If weather forecasters were held to a Three Strikes and You're Out law, they'd be
wearing orange jumpsuits and dragging tin cups across prison bars. Thank goodness
they got this one right.
We received more than a foot of snow and I'm breathing a sigh of relief for the
weather forecasters. It's not been a good season for predicting snow.
It's a tough business. No matter where you live, it's always a hard area
to predict. The plains are hard to predict because of the mountains, the
mountains are hard to predict because of the oceans, the middle is hard
to predict because of the north and the north is hard to predict because
of the south.
As a result, our forecasters have been following pink and blue clouds on the weather
map for weeks, predicting snow that never arrived. One forecaster looked so forlorn
standing outside under a clear sky that I thought about taking a little bag of
artificial snow left over from Christmas and tossing it on him, just to give him
some encouragement. A drive-by flaking.
The weather people have spent the bulk of the winter standing outside with their
plastic rulers and no snow to thrust them into in order to show us that it is a
terrifying one-inch deep.
They've been waiting at truck stops hoping to talk to truckers with horror stories
to tell, but the truckers haven't had time to talk, because the roads have been
clear and they've been making good time and good money.

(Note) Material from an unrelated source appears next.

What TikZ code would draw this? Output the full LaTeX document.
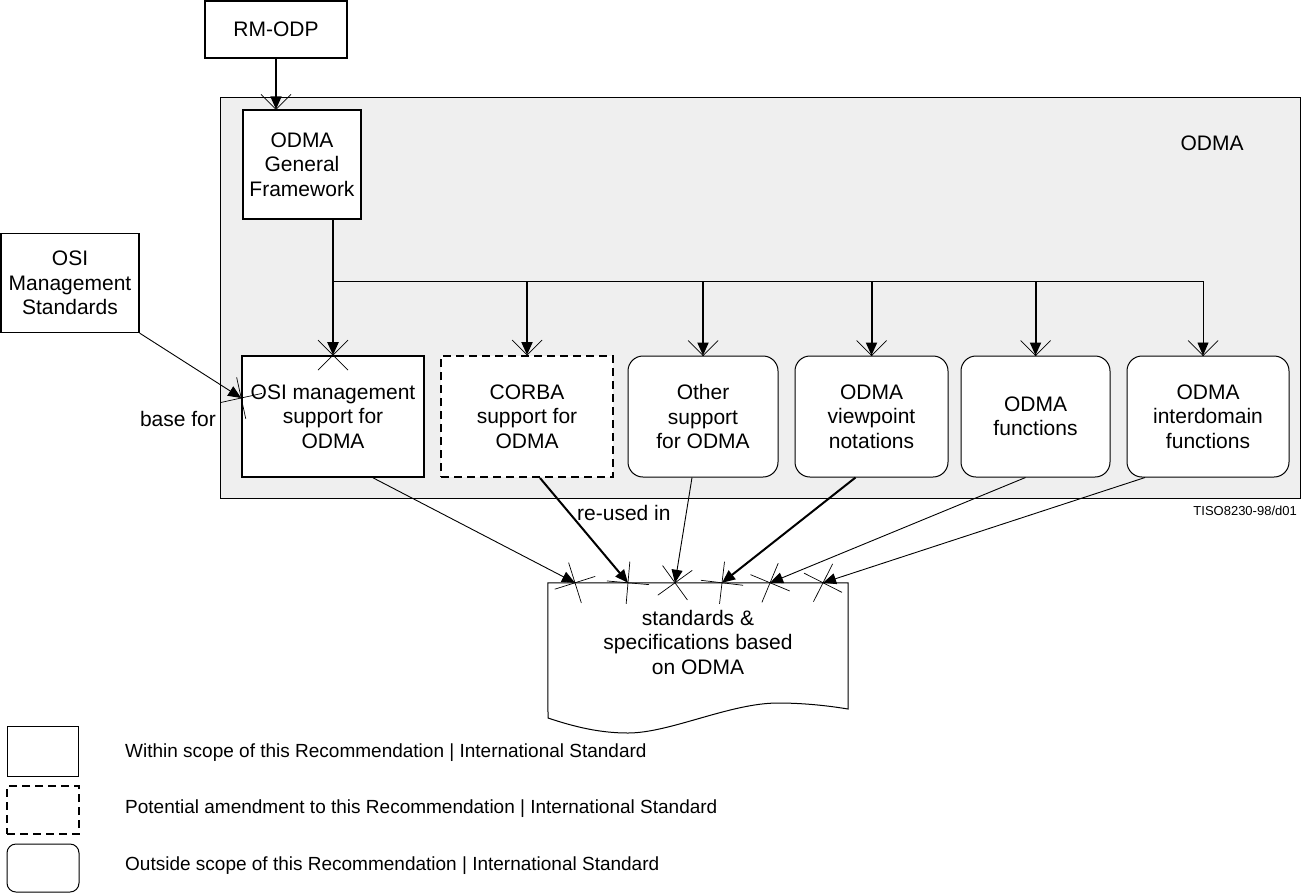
\documentclass[tikz,border=0pt]{standalone}
\usepackage{fontspec}
\setmainfont{Liberation Sans}
\usetikzlibrary{arrows.meta,decorations.markings}
\pgfdeclarelayer{back}
\pgfdeclarelayer{mid}
\pgfsetlayers{back,mid,main}
\newcommand{\boxfont}{\fontsize{21}{24.5}\selectfont}
\newcommand{\legfont}{\fontsize{19}{22}\selectfont}
\newcommand{\tinyfont}{\fontsize{13}{15}\selectfont}
\tikzset{
  box/.style={draw, line width=1.6pt, fill=white, align=center, font=\boxfont, inner sep=0pt},
  rbox/.style={box, line width=1pt, rounded corners=15pt},
  dbox/.style={box, dash pattern=on 8pt off 5pt, line width=2pt},
  xarrow/.style={-{Triangle[length=13pt,width=11pt]},
    postaction={decorate, decoration={markings, mark=at position 0.9999 with {\draw[line width=0.7pt, solid, -] (-15pt,-15pt)--(15pt,15pt) (-15pt,15pt)--(15pt,-15pt);}}}},
  thinline/.style={line width=0.9pt},
  thickline/.style={line width=2pt},
  lbl/.style={font=\boxfont, inner sep=0pt}
}
\begin{document}
\begin{tikzpicture}[x=1pt,y=-1pt]
\useasboundingbox (0,0) rectangle (1305,892);
% container
\begin{pgfonlayer}{back}
\draw[line width=1pt, fill={rgb,255:red,239;green,239;blue,239}] (220,97) rectangle (1300,498);
\end{pgfonlayer}
\node[lbl] (odmalbl) at (1212,143) {ODMA};
% top boxes
\node[box, line width=1.2pt, minimum width=142pt, minimum height=57pt] (rmodp) at (276,29.5) {RM-ODP};
\node[box, line width=1.2pt, minimum width=118pt, minimum height=109pt] (gf) at (302,164.5) {ODMA\\General\\Framework};
\node[box, line width=1.2pt, minimum width=138pt, minimum height=99pt] (osistd) at (70,283) {OSI\\Management\\Standards};
% bottom boxes
\node[box, minimum width=182pt, minimum height=121pt] (osi) at (333,416.5) {OSI management\\support for\\ODMA};
\node[dbox, minimum width=172pt, minimum height=121pt] (corba) at (527,416.5) {CORBA\\support for\\ODMA};
\node[rbox, minimum width=150pt, minimum height=121pt] (other) at (703,416.5) {Other\\support\\for ODMA};
\node[rbox, minimum width=153pt, minimum height=121pt] (view) at (871.5,416.5) {ODMA\\viewpoint\\notations};
\node[rbox, minimum width=149pt, minimum height=121pt] (func) at (1035.5,416.5) {ODMA\\functions};
\node[rbox, minimum width=162pt, minimum height=121pt] (inter) at (1208,416.5) {ODMA\\interdomain\\functions};
% document
\node[inner sep=0pt, minimum width=300pt, minimum height=130pt] (doc) at (698,648) {};
\draw[line width=1pt, fill=white] (doc.north west) -- (doc.north east) -- (848,709)
  .. controls (830,706) and (805,703) .. (778,703)
  .. controls (730,703) and (670,733) .. (628,733)
  .. controls (600,733) and (575,727) .. (548,718) -- cycle;
\node[inner sep=0pt, align=center, font=\boxfont] (doctext) at (698,642) {standards \&\\specifications based\\on ODMA};
% connectors
\coordinate (bus) at (0,281);
\begin{pgfonlayer}{mid}
\draw[xarrow, line width=1.5pt] (rmodp.south) -- (rmodp.south |- gf.north);
\draw[thinline] (osi.north |- bus) -- ([xshift=-5pt]inter.north |- bus);
\draw[xarrow, thickline] (corba.north |- bus) -- (corba.north);
\draw[xarrow, thickline] (other.north |- bus) -- (other.north);
\draw[xarrow, thickline] (view.north |- bus) -- (view.north);
\draw[xarrow, thickline] (func.north |- bus) -- (func.north);
\draw[xarrow, thinline] ([xshift=-5pt]inter.north |- bus) -- ([xshift=-5pt]inter.north);
\end{pgfonlayer}
\draw[xarrow, thickline] (osi.north |- gf.south) -- (osi.north);
\draw[xarrow, thinline] (osistd.south east) -- (osi.west |- 0,398);
\node[lbl] (basefor) at (178,419) {base for};
\draw[xarrow, thinline] ([xshift=40pt]osi.south) -- ([xshift=-123pt]doc.north);
\draw[xarrow, thickline] ([xshift=13pt]corba.south) -- ([xshift=-70pt]doc.north);
\draw[xarrow, thinline] ([xshift=-11pt]other.south) -- ([xshift=-23pt]doc.north);
\draw[xarrow, thickline] ([xshift=-16pt]view.south) -- ([xshift=24pt]doc.north);
\draw[xarrow, thinline] ([xshift=-10pt]func.south) -- ([xshift=72pt]doc.north);
\draw[xarrow, thinline] ([xshift=-63pt]inter.south) -- ([xshift=125pt]doc.north);
\node[lbl, anchor=west] (reused) at (577,513) {re-used in};
\node[font=\tinyfont, inner sep=0pt, anchor=east] (tiso) at (1297,511) {TISO8230-98/d01};
% legend
\node[box, line width=1pt, minimum width=71pt, minimum height=50pt] (leg1) at (43,751) {};
\node[dbox, minimum width=72pt, minimum height=48pt] (leg2) at (43,810) {};
\node[rbox, minimum width=72pt, minimum height=48pt, rounded corners=9pt] (leg3) at (43,868) {};
\node[font=\legfont, inner sep=0pt, anchor=west] (t1) at (125,753) {Within scope of this Recommendation | International Standard};
\node[font=\legfont, inner sep=0pt, anchor=west] (t2) at (125,809) {Potential amendment to this Recommendation | International Standard};
\node[font=\legfont, inner sep=0pt, anchor=west] (t3) at (125,866) {Outside scope of this Recommendation | International Standard};
\end{tikzpicture}
\end{document}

They've been lurking by the city's garages housing snow plows waiting to do those
one-on-one interviews to let us know snow plows are working around the clock, but
the plows have been idle.
Last week we were watching television on mute and saw a female reporter peering out
from under a hat, scarf and coat collar pulled high, waving something around in
front of the camera.
"What is that? I asked the husband.
"It's a snow brush and scraper," he said. I knew that, but sometimes I just like to engage him in conversation to keep the relationship lively.
"But there's not a snowflake in the sky," I said. "What's she doing?"
"She's demonstrating how to use it on a windshield should we actually get some snow."
According to the reporter, you use the brush to brush off the snow and the scraper
to scrape off the ice.
Who says television isn't educational?
Even print media has been trying get a piece of the winter storm action. Our local
paper ran a full page story on how to stay safe on ice. Tip No. 2 was "stay inside."
They even had a picture of a woman who had actually - get ready for this -- fallen
down. Quote: "I went from vertical to horizontal in no time."
What a relief when snow started blanketing the ground at a rate of two inches per
hour. The weather forecasters have been vindicated and will live to see a spring
riddled with thunderstorms, tornadoes and hail the size of grapefruit.
At last, reporters can descend on the snowplows and truck stops and interview
drivers who have slid off the road. They can thrust rulers into snow banks and
advise television viewers on the appropriate ways to panic.
Once again, all is well in our winter weatherland.